Nymex natural gas prices have fallen below the all-in costs of finding, developing and producing gas, says Carin Dehne Kiley, E&P analyst for Calyon Securities (USA) Inc.

This should reduce incremental gas-drilling investments and, along with other factors, should bring the market back into balance, she says. In early September, spot gas prices were below $6 per million Btu, driven down by high storage levels, liquefied natural gas (LNG) imports and increased production.

Besides milder-than-normal weather, contributing to higher gas storage is the continued loss of industrial demand along the Gulf Coast due to the destruction of business by hurricanes Katrina and Rita in 2005.







Also, "expectations for both an active hurricane season and extreme summer heat kept gas prices high, helping to attract record LNG imports to the U.S. during spring," which pushed more gas into storage, she adds. At the same time, gas prices fell in Europe during its warm winter, causing the U.S. to become more attractive a destination for spot LNG shipments, which increased some 55% year over year.

Previously high gas prices encouraged investment in drilling that has led to onshore production growth (some from unconventional shale plays), further increasing storage.

However, gas prices are expected to rise soon, as early as the end of the year, and bring the market back into balance, she adds. Several factors will initiate the price improvement, including fuel switching, gas-liquids stripping, higher LNG demand in Japan, reduction in drilling investment, and reservoir decline.

A Calyon sample group of gas operators' all-in finding, development and production costs, when adding a 10% rate of return, requires a Henry Hub price of $7 to $7.65.

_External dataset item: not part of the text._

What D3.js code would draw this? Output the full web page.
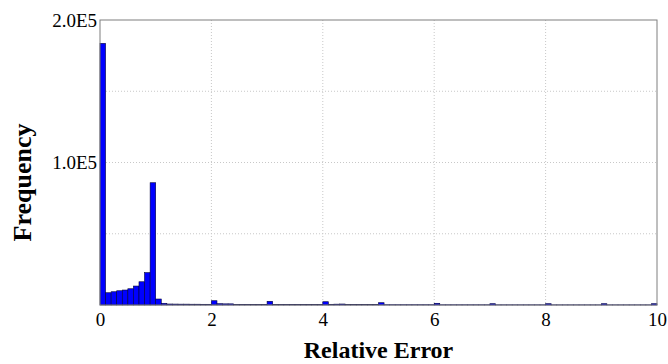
<!DOCTYPE html>
<html>
<head>
<meta charset="utf-8">
<script src="https://cdn.jsdelivr.net/npm/d3@7"></script>
<style>
  body { margin: 0; background: #fff; }
  svg { display: block; }
  text { font-family: "Times New Roman", "Liberation Serif", serif; }
</style>
</head>
<body>
<svg id="chart" width="668" height="364"></svg>
<script>
// histogram of relative error, bins of width 0.1 from 0 to 10
const binWidth = 0.1;
const binCounts = [
  183600, 8600, 9300, 10000, 10500, 11400, 13300, 16300, 22700, 85800,
  4200, 1200, 700, 650, 600, 600, 550, 550, 500, 500,
  3000, 900, 800, 800, 300, 300, 300, 300, 300, 300,
  2600, 300, 300, 300, 300, 300, 300, 300, 300, 300,
  2300, 500, 600, 700, 300, 300, 250, 250, 250, 250,
  1600, 200, 200, 200, 200, 200, 200, 200, 200, 200,
  1200, 150, 150, 150, 150, 150, 150, 150, 150, 150,
  900, 120, 120, 120, 120, 120, 120, 120, 120, 120,
  900, 100, 100, 100, 100, 100, 100, 100, 100, 100,
  900, 100, 100, 100, 100, 100, 100, 100, 100, 900
];
const xTicks = [0, 2, 4, 6, 8, 10];
const yTicks = [0, 50000, 100000, 150000, 200000];
const yTickLabels = ['', '', '1.0E5', '', '2.0E5'];

const width = 668, height = 364;
const margin = { top: 20, right: 11, bottom: 59, left: 100 };
const iw = width - margin.left - margin.right;
const ih = height - margin.top - margin.bottom;
const serif = '"Times New Roman", "Liberation Serif", serif';

const svg = d3.select('#chart');
const g = svg.append('g').attr('transform', `translate(${margin.left},${margin.top})`);

const x = d3.scaleLinear().domain([0, 10]).range([0, iw]);
const y = d3.scaleLinear().domain([0, 200000]).range([ih, 0]);

// grid
g.append('g')
  .selectAll('line')
  .data(xTicks.slice(1, -1))
  .join('line')
  .attr('x1', d => x(d)).attr('x2', d => x(d))
  .attr('y1', 0).attr('y2', ih)
  .attr('stroke', '#c8c8c8')
  .attr('stroke-dasharray', '1,2');

g.append('g')
  .selectAll('line')
  .data(yTicks.slice(1, -1))
  .join('line')
  .attr('x1', 0).attr('x2', iw)
  .attr('y1', d => y(d)).attr('y2', d => y(d))
  .attr('stroke', '#c8c8c8')
  .attr('stroke-dasharray', '1,2');

// bars
g.append('g')
  .selectAll('rect')
  .data(binCounts)
  .join('rect')
  .attr('x', (d, i) => x(i * binWidth))
  .attr('width', x(binWidth) - x(0))
  .attr('y', d => y(d))
  .attr('height', d => ih - y(d))
  .attr('fill', '#0000ff')
  .attr('stroke', '#00003a')
  .attr('stroke-width', 0.6);

// frame
g.append('rect')
  .attr('width', iw).attr('height', ih)
  .attr('fill', 'none')
  .attr('stroke', '#7f7f7f')
  .attr('stroke-width', 1);

// axes (plain text labels, no tick marks)
const xAxis = g.append('g')
  .attr('transform', `translate(0,${ih})`)
  .call(d3.axisBottom(x).tickValues(xTicks).tickSize(0).tickPadding(8).tickFormat(d3.format('d')));
xAxis.select('.domain').remove();

const yAxis = g.append('g')
  .call(d3.axisLeft(y).tickValues(yTicks).tickSize(0).tickPadding(3).tickFormat((d, i) => yTickLabels[i]));
yAxis.select('.domain').remove();

[xAxis, yAxis].forEach(a => a.attr('font-family', null).attr('font-size', null));
svg.selectAll('.tick text')
  .style('font-family', serif)
  .style('font-size', '19px')
  .style('font-weight', 'normal')
  .attr('fill', '#000');

svg.append('text')
  .attr('x', margin.left + iw / 2)
  .attr('y', 358)
  .attr('text-anchor', 'middle')
  .style('font-family', serif)
  .attr('font-weight', 'bold')
  .attr('font-size', 24)
  .text('Relative Error');

svg.append('text')
  .attr('transform', `translate(31,${margin.top + ih / 2 + 20}) rotate(-90)`)
  .attr('text-anchor', 'middle')
  .style('font-family', serif)
  .attr('font-weight', 'bold')
  .attr('font-size', 26)
  .text('Frequency');
</script>
</body>
</html>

"With the exception of one week in August, gas prices have been below $7 since last June, and a few operators have already announced voluntary production curtailments or deferred hookups of recently drilled wells," Kiley says. "We suspect that other operators, particularly the smaller, private companies that account for about a third of total gas production, are acting similarly, although there will not likely be any public announcements regarding their gas well shut-ins."

Falling natural gas prices overshadowed E&P companies' good second-quarter results and second-half plans, and made investors a little wary at EnerCom Inc.'s annual The Oil & Gas Conference in Denver recently.

E&P executives said there will not be any appreciable slowdown in the U.S. rig count unless the 12-month forward strip price on Nymex goes below $6 per million Btu. During the conference, the near-month price fell to about $5.85.

Many executives explained why the plays they are in would still be economic if prices were to remain below $6. "With $6 gas on Nymex, we can do real well," said Chip Johnson, chief executive officer of Carrizo Oil & Gas Co. "Drilling costs are flat and we've been adding reserves at lower costs."

Rodney Waller, senior vice president, Range Resources Corp., said, "Anybody can grow production, and many do, but the real question is, at what cost? With $6 gas, people start worrying about their projects, but ours work at a lower price." Range is one of the lowest-cost producers in its peer group, with reported 2006 costs of about $1.40 per thousand cubic feet equivalent (Mcfe).

There is still disturbing cost creep, Waller said. "Our F&D costs are up 74 cents per Mcfe, versus our peer group, which is up $1.56, per a Bank of America analysis."

The company just reported its 18th consecutive quarter of production growth and has a lot of built-in growth to come from its huge acreage position in low-risk plays such as Devonian shales, coalbed methane and other Appalachian opportunities. The company is also very active in the Barnett shale in Texas.

At the conference, Calyon's Kiley said high oil prices and the market's tendency to self-correct to the norm could bring gas back up to maintain a more typical oil-gas price ratio. As long as oil is still above $60 per barrel, gas prices should not collapse further, she said.

She expects a 2% annual increase in the U.S. gas rig count and a 1% uptick in onshore production, but producers continue to fight a 35% average annual decline in production, with the popular unconventional gas plays declining by as much as 60% in the first year.